Electric rates to spike in New England, despite nearby Marcellus gas

  • Marie Cusick

An icy view of Boston. New England electric rates are projected to spike by 30 to 50 percent this winter.

An icy view of Boston. New England electric rates are projected to spike by 30 to 50 percent this winter.


Residents in New England are looking at skyrocketing electricity prices this winter, largely due to an increased reliance on natural gas and pipeline constraints.
Utilities in the region are projecting rate hikes in the range of 30 to 50 percent, which will make the prices some of the highest in the United States.
From NPR news:

Between the years of 2000 and 2013, New England went from getting 15 percent of its energy from natural gas to 46 percent. That’s dozens of power plants getting built.
But the pipelines to supply those power plants? Not so much.
At the same time, with the fracking boom just a few hundred miles west driving down gas prices, more and more homeowners were switching to natural gas for heating.
So now when it gets cold and everyone turns on their heat, the pipelines connecting New England to the Marcellus Shale are maxed out.

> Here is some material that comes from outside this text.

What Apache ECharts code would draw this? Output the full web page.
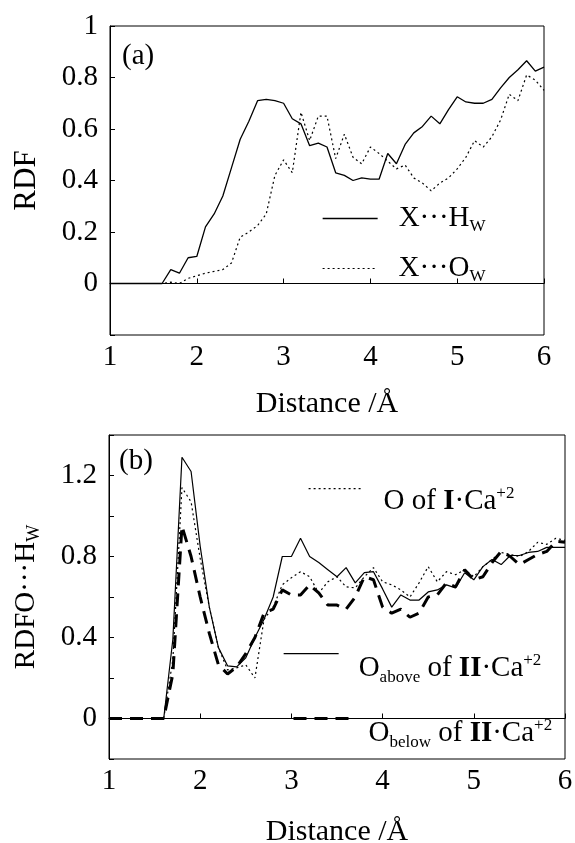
<!DOCTYPE html>
<html><head><meta charset="utf-8">
<script src="https://cdn.jsdelivr.net/npm/echarts@6/dist/echarts.min.js"></script>
<style>html,body{margin:0;padding:0;background:#fff}#c{width:575px;height:843px}</style>
</head><body><div id="c"></div>
<script>
// Distance (Å)
const distance = [1.0,1.1,1.2,1.3,1.4,1.5,1.6,1.7,1.8,1.9,
  2.0,2.1,2.2,2.3,2.4,2.5,2.6,2.7,2.8,2.9,
  3.0,3.1,3.2,3.3,3.4,3.5,3.6,3.7,3.8,3.9,
  4.0,4.1,4.2,4.3,4.4,4.5,4.6,4.7,4.8,4.9,
  5.0,5.1,5.2,5.3,5.4,5.5,5.6,5.7,5.8,5.9,6.0];

// Panel (a)
const rdfXH = [0,0,0,0,0,0,0,0.054,0.04,0.10,
  0.105,0.22,0.27,0.34,0.45,0.56,0.63,0.71,0.715,0.71,
  0.70,0.64,0.62,0.535,0.545,0.53,0.43,0.42,0.40,0.41,
  0.405,0.405,0.505,0.465,0.54,0.585,0.61,0.65,0.62,0.675,
  0.725,0.705,0.70,0.70,0.715,0.76,0.80,0.83,0.865,0.825,0.84];
const rdfXO = [0,0,0,0,0,0,0,0.005,0,0.02,
  0.03,0.04,0.047,0.054,0.08,0.18,0.20,0.225,0.27,0.42,
  0.48,0.43,0.665,0.555,0.65,0.65,0.485,0.58,0.49,0.465,
  0.53,0.505,0.475,0.445,0.46,0.41,0.39,0.36,0.39,0.41,
  0.445,0.49,0.555,0.53,0.57,0.635,0.735,0.71,0.81,0.79,0.75];

// Panel (b)
const rdfOI = [0,0,0,0,0,0,0,0.29,1.14,1.07,
  0.79,0.55,0.35,0.24,0.25,0.265,0.20,0.49,0.55,0.66,
  0.695,0.725,0.70,0.62,0.675,0.70,0.65,0.645,0.70,0.745,
  0.675,0.66,0.635,0.60,0.67,0.75,0.675,0.725,0.71,0.735,
  0.70,0.75,0.785,0.82,0.81,0.80,0.825,0.87,0.86,0.89,0.88];
const rdfOabove = [0,0,0,0,0,0,0,0.39,1.29,1.22,
  0.85,0.55,0.35,0.26,0.255,0.30,0.40,0.49,0.60,0.80,
  0.80,0.89,0.80,0.77,0.735,0.70,0.745,0.67,0.72,0.725,
  0.64,0.55,0.61,0.585,0.585,0.625,0.635,0.66,0.645,0.72,
  0.685,0.75,0.785,0.76,0.805,0.805,0.82,0.825,0.845,0.845,0.845];
const rdfObelow = [0,0,0,0,0,0,0,0.22,0.95,0.80,
  0.60,0.42,0.265,0.22,0.255,0.32,0.40,0.52,0.54,0.635,
  0.61,0.61,0.66,0.62,0.56,0.56,0.54,0.60,0.70,0.685,
  0.55,0.52,0.54,0.50,0.52,0.60,0.61,0.67,0.65,0.735,
  0.685,0.70,0.77,0.825,0.80,0.76,0.785,0.81,0.825,0.875,0.87];

const xTicksLabel = [1,2,3,4,5,6];

const FONT = 'Liberation Serif, Times New Roman, serif';
const pair = (ys) => distance.map((d, i) => [d, ys[i]]);

const STYLE_SOLID = {color: '#000', width: 1.3, type: 'solid'};
const STYLE_DOT = {color: '#000', width: 1.2, type: [2, 3]};
const STYLE_DASH = {color: '#000', width: 3, type: [13, 8]};

const richStyles = {
  n: {fontFamily: FONT, fontSize: 29, color: '#000', lineHeight: 34},
  sub: {fontFamily: FONT, fontSize: 17, color: '#000', verticalAlign: 'bottom', lineHeight: 20},
  sup: {fontFamily: FONT, fontSize: 17, color: '#000', verticalAlign: 'top', lineHeight: 20},
  b: {fontFamily: FONT, fontSize: 29, color: '#000', fontWeight: 'bold', lineHeight: 34}
};
const legendText = {
  'X···HW': '{n|X···H}{sub|W}',
  'X···OW': '{n|X···O}{sub|W}',
  'O of I·Ca+2': '{n|O of }{b|I}{n|·Ca}{sup|+2}',
  'Oabove of II·Ca+2': '{n|O}{sub|above}{n| of }{b|II}{n|·Ca}{sup|+2}',
  'Obelow of II·Ca+2': '{n|O}{sub|below}{n| of }{b|II}{n|·Ca}{sup|+2}'
};
function mkLegend(name, left, top, padTop, padLeft, ls) {
  return {
    data: [name], left: left, top: top, padding: 0,
    itemWidth: 55, itemHeight: 14, selectedMode: false,
    itemStyle: {opacity: 0, color: 'rgba(0,0,0,0)', borderWidth: 0},
    lineStyle: Object.assign({opacity: 1}, ls),
    formatter: n => legendText[n],
    textStyle: {rich: richStyles, padding: [padTop, 0, 0, padLeft]}
  };
}

function xAxisOf(grid, gap) {
  return {
    gridIndex: grid, type: 'value', min: 1, max: 6, interval: 1,
    axisLine: {lineStyle: {color: '#000', width: 1}},
    axisTick: {inside: true, length: 5, lineStyle: {color: '#000'}},
    axisLabel: {color: '#000', fontFamily: FONT, fontSize: 29, margin: 8,
      formatter: v => xTicksLabel.indexOf(Math.round(v)) >= 0 ? String(Math.round(v)) : ''},
    splitLine: {show: false},
    name: 'Distance /Å', nameLocation: 'middle', nameGap: gap,
    nameTextStyle: {color: '#000', fontFamily: FONT, fontSize: 30}
  };
}

const chart = echarts.init(document.getElementById('c'), null, {renderer: 'canvas'});
chart.setOption({
  backgroundColor: '#fff',
  animation: false,
  title: [
    {text: '(a)', left: 122, top: 42, padding: 0, textStyle: {fontFamily: FONT, fontSize: 29, fontWeight: 'normal', color: '#000'}},
    {text: '(b)', left: 119, top: 447, padding: 0, textStyle: {fontFamily: FONT, fontSize: 29, fontWeight: 'normal', color: '#000'}}
  ],
  legend: [
    mkLegend('X···HW', 322, 204, 0, 16, STYLE_SOLID),
    mkLegend('X···OW', 322, 254, 0, 16, STYLE_DOT),
    mkLegend('O of I·Ca+2', 308, 483, 26, 15, STYLE_DOT),
    mkLegend('Oabove of II·Ca+2', 283, 648, 30, 15, STYLE_SOLID),
    mkLegend('Obelow of II·Ca+2', 292, 713, 30, 15, STYLE_DASH)
  ],
  grid: [
    {left: 110, top: 26, width: 434, height: 309, show: true, borderColor: '#000', borderWidth: 1, containLabel: false, outerBoundsMode: 'none'},
    {left: 109, top: 435, width: 456, height: 324, show: true, borderColor: '#000', borderWidth: 1, containLabel: false, outerBoundsMode: 'none'}
  ],
  xAxis: [xAxisOf(0, 54), xAxisOf(1, 58)],
  yAxis: [
    {gridIndex: 0, type: 'value', min: -0.2, max: 1, interval: 0.2,
      axisLine: {show: true, lineStyle: {color: '#000'}},
      axisTick: {show: true, inside: true, length: 5, lineStyle: {color: '#000'}},
      axisLabel: {color: '#000', fontFamily: FONT, fontSize: 29, margin: 12,
        formatter: v => v < -0.05 ? '' : String(Math.round(v * 10) / 10)},
      splitLine: {show: false},
      name: 'RDF', nameLocation: 'middle', nameRotate: 90, nameGap: 68,
      nameTextStyle: {color: '#000', fontFamily: FONT, fontSize: 31}},
    {gridIndex: 1, type: 'value', min: -0.2, max: 1.4, interval: 0.2,
      axisLine: {show: true, lineStyle: {color: '#000'}},
      axisTick: {show: true, inside: true, length: 5, lineStyle: {color: '#000'}},
      axisLabel: {color: '#000', fontFamily: FONT, fontSize: 29, margin: 12,
        formatter: v => { const k = Math.round(v * 10); return (k >= 0 && k % 4 === 0) ? String(k / 10) : ''; }},
      splitLine: {show: false},
      name: '{a|RDFO···H}{s|W}', nameLocation: 'middle', nameRotate: 90, nameGap: 66,
      nameTextStyle: {rich: {
        a: {color: '#000', fontFamily: FONT, fontSize: 29, lineHeight: 34},
        s: {color: '#000', fontFamily: FONT, fontSize: 18, verticalAlign: 'bottom', lineHeight: 22}
      }}}
  ],
  series: [
    {name: 'X···HW', type: 'line', xAxisIndex: 0, yAxisIndex: 0, data: pair(rdfXH), symbol: 'none',
      lineStyle: STYLE_SOLID, itemStyle: {color: '#000'}},
    {name: 'X···OW', type: 'line', xAxisIndex: 0, yAxisIndex: 0, data: pair(rdfXO), symbol: 'none',
      lineStyle: STYLE_DOT, itemStyle: {color: '#000'}},
    {name: 'O of I·Ca+2', type: 'line', xAxisIndex: 1, yAxisIndex: 1, data: pair(rdfOI), symbol: 'none',
      lineStyle: STYLE_DOT, itemStyle: {color: '#000'}},
    {name: 'Oabove of II·Ca+2', type: 'line', xAxisIndex: 1, yAxisIndex: 1, data: pair(rdfOabove), symbol: 'none',
      lineStyle: {color: '#000', width: 1.2, type: 'solid'}, itemStyle: {color: '#000'}},
    {name: 'Obelow of II·Ca+2', type: 'line', xAxisIndex: 1, yAxisIndex: 1, data: pair(rdfObelow), symbol: 'none',
      lineStyle: STYLE_DASH, itemStyle: {color: '#000'}}
  ]
});
</script></body></html>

Big pipelines planned for New England aren’t expected to come online until 2018, and the projects facing fierce local opposition. Transmission lines through Pennsylvania– designed to take the gas out of state– are also facing intense local scrutiny here.
New England currently gets about half its electricity from natural gas plants, which has exacerbated the bottleneck issue. Pennsylvania gets about 20 percent of its electricity from gas, but that’s expected to significantly increase in the near future as coal-fired power plants retire and new natural gas plants get built.